- WRITTEN REQUEST: Extract the lines of the material below, beginning with the first and ending with the line that holds "width=124pt, minimum height=69.5pt]". Skip every picture.

- COLLECTED MATERIAL:
========

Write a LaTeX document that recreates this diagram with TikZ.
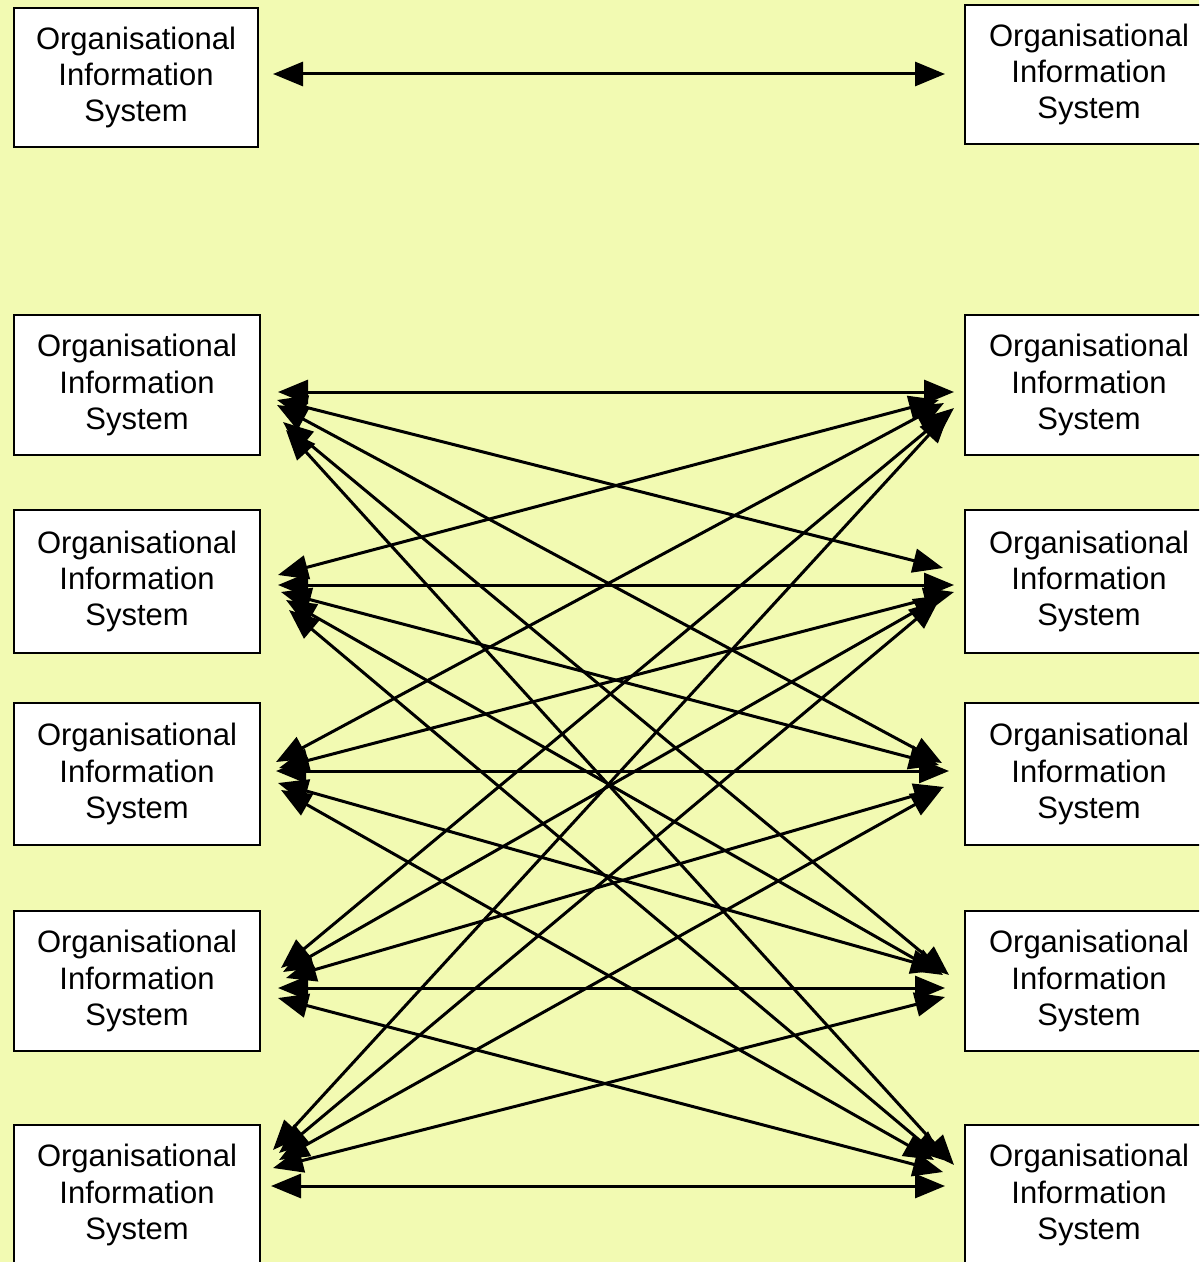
\documentclass[tikz,border=0pt]{standalone}
\usepackage{fontspec}
\setmainfont{Liberation Sans}
\usetikzlibrary{arrows.meta,calc}
\definecolor{paper}{RGB}{242,250,178}
\tikzset{
  sysbox/.style={draw=black, line width=1pt, fill=white, align=center,
    inner sep=0pt, minimum width=123pt, minimum height=70pt,
    font=\fontsize{15.5}{18.2}\selectfont},
  link/.style={line width=1.5pt, {Triangle[length=15pt,width=12pt]}-{Triangle[length=15pt,width=12pt]}}
}
\begin{document}
\begin{tikzpicture}[x=0.5pt, y=-0.5pt]
\fill[paper] (0,0) rectangle (1199,1262);
\useasboundingbox (0,0) rectangle (1199,1262);
\clip (0,0) rectangle (1199,1262);

% upper pair
\node[sysbox, minimum width=122pt, minimum height=69.5pt] (L1) at (136,77.5) {Organisational\\Information\\System};
\node[sysbox, minimum width=124pt, minimum height=69.5pt] (R1) at (1089,74.5) {Organisational\\Information\\System};

% two columns of five systems
\foreach \k/\cy/\h in {2/385/70, 3/581.5/71.5, 4/774/71, 5/981/70, 6/1195/70} {
  \node[sysbox, minimum height=\h pt] (L\k) at (137,\cy) {Organisational\\Information\\System};
  \node[sysbox, minimum width=124pt, minimum height=\h pt] (R\k) at (1089,\cy) {Organisational\\Information\\System};
}

% single link between the upper pair
\draw[link] ($(L1.east)+(14,-3.5)$) -- ($(R1.west)+(-19,-0.5)$);

% every left system linked with every right system
\foreach \i/\j/\ax/\ay/\bx/\by in {
  2/2/17/7/-10/7,
  2/3/16/15/-21/-13.5,
  2/4/16/20/-22/-11,
  2/5/22/37/-15/-6,
  2/6/25/45/-10/-30,
  3/2/17/-6.5/-25/15,
  3/3/17/3.5/-10/3.5,
  3/4/20/10.5/-25/-9,
  3/5/25/18.5/-21/-6,
  3/6/28/28.5/-21/-35,
  4/2/15/-12/-20/18,
  4/3/18/-6/-10/10.5,
  4/4/15/-3/-15/-3,
  4/5/17/9/-23/-11,
  4/6/20/16/-30/-35,
  5/2/20/-13/-10/23,
  5/3/22/-9/-20/13.5,
  5/4/25/-3/-20/13,
  5/5/17/7/-19/7,
  5/6/17/17/-21/-23,
  6/2/12/-45/-15/28,
  6/3/18/-42/-25/18.5,
  6/4/18/-35/-23/16,
  6/5/12/-27/-19/16,
  6/6/10/-9/-19/-9} {
  \draw[link] ($(L\i.east)+(\ax,\ay)$) -- ($(R\j.west)+(\bx,\by)$);
}
\end{tikzpicture}
\end{document}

========

- SOLUTION TO THIS TASK:
Write a LaTeX document that recreates this diagram with TikZ.
\documentclass[tikz,border=0pt]{standalone}
\usepackage{fontspec}
\setmainfont{Liberation Sans}
\usetikzlibrary{arrows.meta,calc}
\definecolor{paper}{RGB}{242,250,178}
\tikzset{
  sysbox/.style={draw=black, line width=1pt, fill=white, align=center,
    inner sep=0pt, minimum width=123pt, minimum height=70pt,
    font=\fontsize{15.5}{18.2}\selectfont},
  link/.style={line width=1.5pt, {Triangle[length=15pt,width=12pt]}-{Triangle[length=15pt,width=12pt]}}
}
\begin{document}
\begin{tikzpicture}[x=0.5pt, y=-0.5pt]
\fill[paper] (0,0) rectangle (1199,1262);
\useasboundingbox (0,0) rectangle (1199,1262);
\clip (0,0) rectangle (1199,1262);

% upper pair
\node[sysbox, minimum width=122pt, minimum height=69.5pt] (L1) at (136,77.5) {Organisational\\Information\\System};
\node[sysbox, minimum width=124pt, minimum height=69.5pt] (R1) at (1089,74.5) {Organisational\\Information\\System};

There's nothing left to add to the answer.